GIVEN PROBLEM: Output the material beneath this task exactly, images excluded.

MATERIAL PROVIDED:
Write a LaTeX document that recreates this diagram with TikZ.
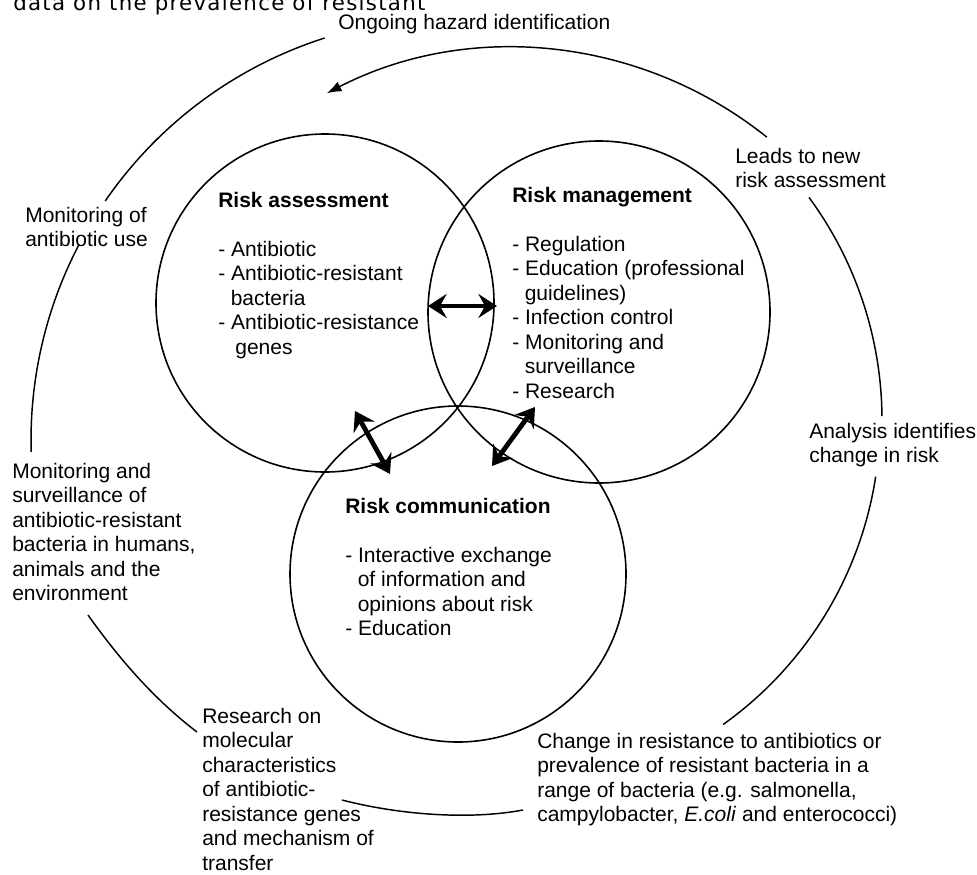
\documentclass[tikz,border=0pt]{standalone}
\usepackage{fontspec}
\setmainfont{Liberation Sans}
\newfontfamily\topfont[LetterSpace=6]{DejaVu Sans}
\usetikzlibrary{arrows.meta}
\newcommand{\mylines}[1]{\begin{tabular}[t]{@{}l@{}}#1\end{tabular}}
\newcommand{\hang}{\hspace*{9.4pt}}
\begin{document}
\begin{tikzpicture}[x=0.75pt,y=-0.75pt,
  lbl/.style={anchor=base west, inner sep=0pt, font=\fontsize{15.75}{18.4}\selectfont},
  ring/.style={draw, circle, line width=1.2pt, minimum size=#1, inner sep=0pt},
  cyc/.style={line width=1.1pt},
  dbl/.style={line width=3.6pt, {Stealth[length=14pt,width=18pt,inset=5pt]}-{Stealth[length=14pt,width=18pt,inset=5pt]}},
  cycarrow/.style={line width=1.1pt, -{Latex[length=11pt,width=8pt]}}
]
\useasboundingbox (0,0) rectangle (977,874);
\fill[white] (0,0) rectangle (977,874);

% cut-off text at the top
\node[anchor=base west, inner sep=0pt, font=\topfont\fontsize{16}{18}\selectfont] (cut) at (13,11) {data on the prevalence of resistant};

% the three circles
\node[ring=253.5pt] (ra) at (325,303) {};
\node[ring=256.5pt] (rm) at (599,312) {};
\node[ring=252pt] (rc) at (458,574) {};

% texts inside the circles
\node[lbl] (ratext) at (218,207) {\mylines{\textbf{Risk assessment}\\ \\- Antibiotic\\- Antibiotic-resistant\\\hang bacteria\\- Antibiotic-resistance\\\hspace*{12.8pt}genes}};
\node[lbl] (rmtext) at (512,202) {\mylines{\textbf{Risk management}\\ \\- Regulation\\- Education (professional\\\hang guidelines)\\- Infection control\\- Monitoring and\\\hang surveillance\\- Research}};
\node[lbl] (rctext) at (345,513) {\mylines{\textbf{Risk communication}\\ \\- Interactive exchange\\\hang of information and\\\hang opinions about risk\\- Education}};

% double arrows between the circles
\coordinate (h1) at (428,306); \coordinate (h2) at (497,306);
\coordinate (l1) at (355,411); \coordinate (l2) at (390,474);
\coordinate (r1) at (535,407); \coordinate (r2) at (492,466);
\draw[dbl] (h1) -- (h2);
\draw[dbl] (l1) -- (l2);
\draw[dbl] (r1) -- (r2);

% outer labels
\node[lbl] (ongoing) at (338,30) {Ongoing hazard identification};
\node[lbl] (leads) at (735,163) {\mylines{Leads to new\\risk assessment}};
\node[lbl] (monuse) at (25,222) {\mylines{Monitoring of\\antibiotic use}};
\node[lbl] (monsurv) at (12,478) {\mylines{Monitoring and\\surveillance of\\antibiotic-resistant\\bacteria in humans,\\animals and the\\environment}};
\node[lbl] (analysis) at (809,438) {\mylines{Analysis identifies\\change in risk}};
\node[lbl] (research) at (202,723) {\mylines{Research on\\molecular\\characteristics\\of antibiotic-\\resistance genes\\and mechanism of\\transfer}};
\node[lbl] (change) at (537,748) {\mylines{Change in resistance to antibiotics or\\prevalence of resistant bacteria in a\\range of bacteria (e.g. salmonella,\\campylobacter, \textit{E.coli} and enterococci)}};

% outer cycle
\coordinate (cl) at (453,440);   % centre of the left arcs
\coordinate (cr) at (506,420);   % centre of the right arcs
\coordinate (ct) at (513,454);   % centre of the top arrow arc
\draw[cyc] (cl) ++(-107.7:422) coordinate (a1s) arc[start angle=-107.7, end angle=-145.5, radius=422] coordinate (a1e);
\draw[cyc] (cl) ++(-152.4:422) coordinate (a2s) arc[start angle=-152.4, end angle=-181.6, radius=422] coordinate (a2e);
\coordinate (a3s) at (88,615);  \coordinate (a3e) at (197,732);
\coordinate (a4s) at (342,800); \coordinate (a4e) at (523,810);
\draw[cyc] (a3s) .. controls (120,660) and (155,700) .. (a3e);
\draw[cyc] (a4s) .. controls (400,815) and (470,820) .. (a4e);
\draw[cyc] (cr) ++(54.5:374) coordinate (a5s) arc[start angle=54.5, end angle=8.7, radius=374] coordinate (a5e);
\draw[cyc] (cr) ++(-0.6:376) coordinate (a6s) arc[start angle=-0.6, end angle=-36.3, radius=376] coordinate (a6e);
\draw[cycarrow] (ct) ++(-51.3:406) coordinate (a7s) arc[start angle=-51.3, end angle=-117.3, radius=406] coordinate (a7e);
\end{tikzpicture}
\end{document}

OUTPUT OF THE TASK:
Write a LaTeX document that recreates this diagram with TikZ.
\documentclass[tikz,border=0pt]{standalone}
\usepackage{fontspec}
\setmainfont{Liberation Sans}
\newfontfamily\topfont[LetterSpace=6]{DejaVu Sans}
\usetikzlibrary{arrows.meta}
\newcommand{\mylines}[1]{\begin{tabular}[t]{@{}l@{}}#1\end{tabular}}
\newcommand{\hang}{\hspace*{9.4pt}}
\begin{document}
\begin{tikzpicture}[x=0.75pt,y=-0.75pt,
  lbl/.style={anchor=base west, inner sep=0pt, font=\fontsize{15.75}{18.4}\selectfont},
  ring/.style={draw, circle, line width=1.2pt, minimum size=#1, inner sep=0pt},
  cyc/.style={line width=1.1pt},
  dbl/.style={line width=3.6pt, {Stealth[length=14pt,width=18pt,inset=5pt]}-{Stealth[length=14pt,width=18pt,inset=5pt]}},
  cycarrow/.style={line width=1.1pt, -{Latex[length=11pt,width=8pt]}}
]
\useasboundingbox (0,0) rectangle (977,874);
\fill[white] (0,0) rectangle (977,874);

% cut-off text at the top
\node[anchor=base west, inner sep=0pt, font=\topfont\fontsize{16}{18}\selectfont] (cut) at (13,11) {data on the prevalence of resistant};

% the three circles
\node[ring=253.5pt] (ra) at (325,303) {};
\node[ring=256.5pt] (rm) at (599,312) {};
\node[ring=252pt] (rc) at (458,574) {};

% texts inside the circles
\node[lbl] (ratext) at (218,207) {\mylines{\textbf{Risk assessment}\\ \\- Antibiotic\\- Antibiotic-resistant\\\hang bacteria\\- Antibiotic-resistance\\\hspace*{12.8pt}genes}};
\node[lbl] (rmtext) at (512,202) {\mylines{\textbf{Risk management}\\ \\- Regulation\\- Education (professional\\\hang guidelines)\\- Infection control\\- Monitoring and\\\hang surveillance\\- Research}};
\node[lbl] (rctext) at (345,513) {\mylines{\textbf{Risk communication}\\ \\- Interactive exchange\\\hang of information and\\\hang opinions about risk\\- Education}};

% double arrows between the circles
\coordinate (h1) at (428,306); \coordinate (h2) at (497,306);
\coordinate (l1) at (355,411); \coordinate (l2) at (390,474);
\coordinate (r1) at (535,407); \coordinate (r2) at (492,466);
\draw[dbl] (h1) -- (h2);
\draw[dbl] (l1) -- (l2);
\draw[dbl] (r1) -- (r2);

% outer labels
\node[lbl] (ongoing) at (338,30) {Ongoing hazard identification};
\node[lbl] (leads) at (735,163) {\mylines{Leads to new\\risk assessment}};
\node[lbl] (monuse) at (25,222) {\mylines{Monitoring of\\antibiotic use}};
\node[lbl] (monsurv) at (12,478) {\mylines{Monitoring and\\surveillance of\\antibiotic-resistant\\bacteria in humans,\\animals and the\\environment}};
\node[lbl] (analysis) at (809,438) {\mylines{Analysis identifies\\change in risk}};
\node[lbl] (research) at (202,723) {\mylines{Research on\\molecular\\characteristics\\of antibiotic-\\resistance genes\\and mechanism of\\transfer}};
\node[lbl] (change) at (537,748) {\mylines{Change in resistance to antibiotics or\\prevalence of resistant bacteria in a\\range of bacteria (e.g. salmonella,\\campylobacter, \textit{E.coli} and enterococci)}};

% outer cycle
\coordinate (cl) at (453,440);   % centre of the left arcs
\coordinate (cr) at (506,420);   % centre of the right arcs
\coordinate (ct) at (513,454);   % centre of the top arrow arc
\draw[cyc] (cl) ++(-107.7:422) coordinate (a1s) arc[start angle=-107.7, end angle=-145.5, radius=422] coordinate (a1e);
\draw[cyc] (cl) ++(-152.4:422) coordinate (a2s) arc[start angle=-152.4, end angle=-181.6, radius=422] coordinate (a2e);
\coordinate (a3s) at (88,615);  \coordinate (a3e) at (197,732);
\coordinate (a4s) at (342,800); \coordinate (a4e) at (523,810);
\draw[cyc] (a3s) .. controls (120,660) and (155,700) .. (a3e);
\draw[cyc] (a4s) .. controls (400,815) and (470,820) .. (a4e);
\draw[cyc] (cr) ++(54.5:374) coordinate (a5s) arc[start angle=54.5, end angle=8.7, radius=374] coordinate (a5e);
\draw[cyc] (cr) ++(-0.6:376) coordinate (a6s) arc[start angle=-0.6, end angle=-36.3, radius=376] coordinate (a6e);
\draw[cycarrow] (ct) ++(-51.3:406) coordinate (a7s) arc[start angle=-51.3, end angle=-117.3, radius=406] coordinate (a7e);
\end{tikzpicture}
\end{document}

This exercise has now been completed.